(Stored entries)

• • • • • • •

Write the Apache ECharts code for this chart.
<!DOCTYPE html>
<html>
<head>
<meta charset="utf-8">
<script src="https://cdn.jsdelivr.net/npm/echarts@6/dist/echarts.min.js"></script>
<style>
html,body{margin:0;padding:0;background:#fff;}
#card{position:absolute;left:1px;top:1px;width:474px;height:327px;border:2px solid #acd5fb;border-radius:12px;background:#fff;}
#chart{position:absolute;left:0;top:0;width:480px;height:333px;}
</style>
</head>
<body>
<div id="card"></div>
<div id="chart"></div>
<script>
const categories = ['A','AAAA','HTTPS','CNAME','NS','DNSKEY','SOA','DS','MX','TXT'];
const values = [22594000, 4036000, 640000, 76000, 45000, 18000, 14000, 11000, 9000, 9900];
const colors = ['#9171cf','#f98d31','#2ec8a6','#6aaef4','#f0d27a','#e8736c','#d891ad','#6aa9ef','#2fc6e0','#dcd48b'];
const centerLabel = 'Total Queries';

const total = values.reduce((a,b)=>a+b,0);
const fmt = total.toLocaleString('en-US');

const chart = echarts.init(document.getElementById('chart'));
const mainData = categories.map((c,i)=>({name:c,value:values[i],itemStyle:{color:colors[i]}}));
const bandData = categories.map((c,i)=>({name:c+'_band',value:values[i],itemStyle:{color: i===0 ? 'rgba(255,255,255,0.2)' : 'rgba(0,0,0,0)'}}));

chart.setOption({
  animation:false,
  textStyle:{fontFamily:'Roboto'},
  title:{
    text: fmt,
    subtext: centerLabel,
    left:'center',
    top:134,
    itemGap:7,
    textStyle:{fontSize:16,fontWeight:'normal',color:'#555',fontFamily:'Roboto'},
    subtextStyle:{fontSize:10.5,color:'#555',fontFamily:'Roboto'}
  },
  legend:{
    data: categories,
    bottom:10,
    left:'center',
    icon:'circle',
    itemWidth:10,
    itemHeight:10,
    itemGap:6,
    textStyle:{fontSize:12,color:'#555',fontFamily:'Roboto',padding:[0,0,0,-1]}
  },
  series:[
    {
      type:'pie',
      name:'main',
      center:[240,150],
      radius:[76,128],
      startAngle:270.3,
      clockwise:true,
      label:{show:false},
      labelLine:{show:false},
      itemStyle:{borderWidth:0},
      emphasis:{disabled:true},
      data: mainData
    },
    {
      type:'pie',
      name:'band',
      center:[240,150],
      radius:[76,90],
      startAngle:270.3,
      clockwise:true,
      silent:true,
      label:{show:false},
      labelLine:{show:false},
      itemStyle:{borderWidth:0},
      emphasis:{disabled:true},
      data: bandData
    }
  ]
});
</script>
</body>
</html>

• • • • • • •

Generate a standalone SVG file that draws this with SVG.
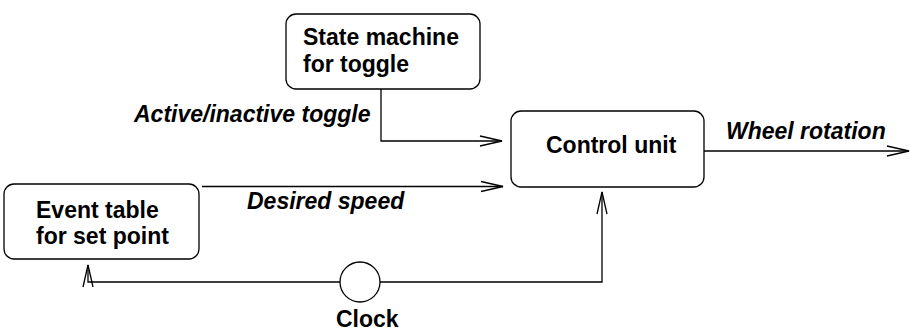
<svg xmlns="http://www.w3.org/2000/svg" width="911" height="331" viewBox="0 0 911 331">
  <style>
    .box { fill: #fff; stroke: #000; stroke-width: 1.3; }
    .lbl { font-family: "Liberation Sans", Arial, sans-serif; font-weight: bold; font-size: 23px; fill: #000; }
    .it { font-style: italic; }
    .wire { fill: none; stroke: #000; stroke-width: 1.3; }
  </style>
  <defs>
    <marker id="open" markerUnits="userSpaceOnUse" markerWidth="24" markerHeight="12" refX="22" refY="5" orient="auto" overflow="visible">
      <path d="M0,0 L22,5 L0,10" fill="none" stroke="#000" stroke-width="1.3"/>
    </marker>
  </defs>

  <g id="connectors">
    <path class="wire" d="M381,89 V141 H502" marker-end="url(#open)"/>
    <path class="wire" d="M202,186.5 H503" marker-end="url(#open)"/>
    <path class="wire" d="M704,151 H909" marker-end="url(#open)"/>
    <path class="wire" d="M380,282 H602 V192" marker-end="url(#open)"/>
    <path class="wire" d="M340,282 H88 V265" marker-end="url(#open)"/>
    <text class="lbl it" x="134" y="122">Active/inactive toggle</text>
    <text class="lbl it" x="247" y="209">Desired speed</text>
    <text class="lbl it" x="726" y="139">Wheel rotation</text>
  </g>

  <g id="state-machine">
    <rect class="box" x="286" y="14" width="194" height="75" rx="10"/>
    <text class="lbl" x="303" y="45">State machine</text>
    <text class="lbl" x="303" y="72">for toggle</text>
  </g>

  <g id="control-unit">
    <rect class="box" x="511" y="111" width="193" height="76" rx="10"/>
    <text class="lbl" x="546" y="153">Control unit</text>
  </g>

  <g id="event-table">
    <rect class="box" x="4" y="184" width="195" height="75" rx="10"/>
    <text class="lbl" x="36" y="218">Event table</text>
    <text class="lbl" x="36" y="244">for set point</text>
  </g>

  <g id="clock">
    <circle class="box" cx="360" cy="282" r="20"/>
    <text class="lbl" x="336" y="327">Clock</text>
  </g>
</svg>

• • • • • • •

Looking at the data above, return every line from the one with "Write the Apache ECharts code for this chart." down to the one with "const centerLabel = 'Total Queries';", exactly and inclusively.

» **Exercise response**:
Write the Apache ECharts code for this chart.
<!DOCTYPE html>
<html>
<head>
<meta charset="utf-8">
<script src="https://cdn.jsdelivr.net/npm/echarts@6/dist/echarts.min.js"></script>
<style>
html,body{margin:0;padding:0;background:#fff;}
#card{position:absolute;left:1px;top:1px;width:474px;height:327px;border:2px solid #acd5fb;border-radius:12px;background:#fff;}
#chart{position:absolute;left:0;top:0;width:480px;height:333px;}
</style>
</head>
<body>
<div id="card"></div>
<div id="chart"></div>
<script>
const categories = ['A','AAAA','HTTPS','CNAME','NS','DNSKEY','SOA','DS','MX','TXT'];
const values = [22594000, 4036000, 640000, 76000, 45000, 18000, 14000, 11000, 9000, 9900];
const colors = ['#9171cf','#f98d31','#2ec8a6','#6aaef4','#f0d27a','#e8736c','#d891ad','#6aa9ef','#2fc6e0','#dcd48b'];
const centerLabel = 'Total Queries';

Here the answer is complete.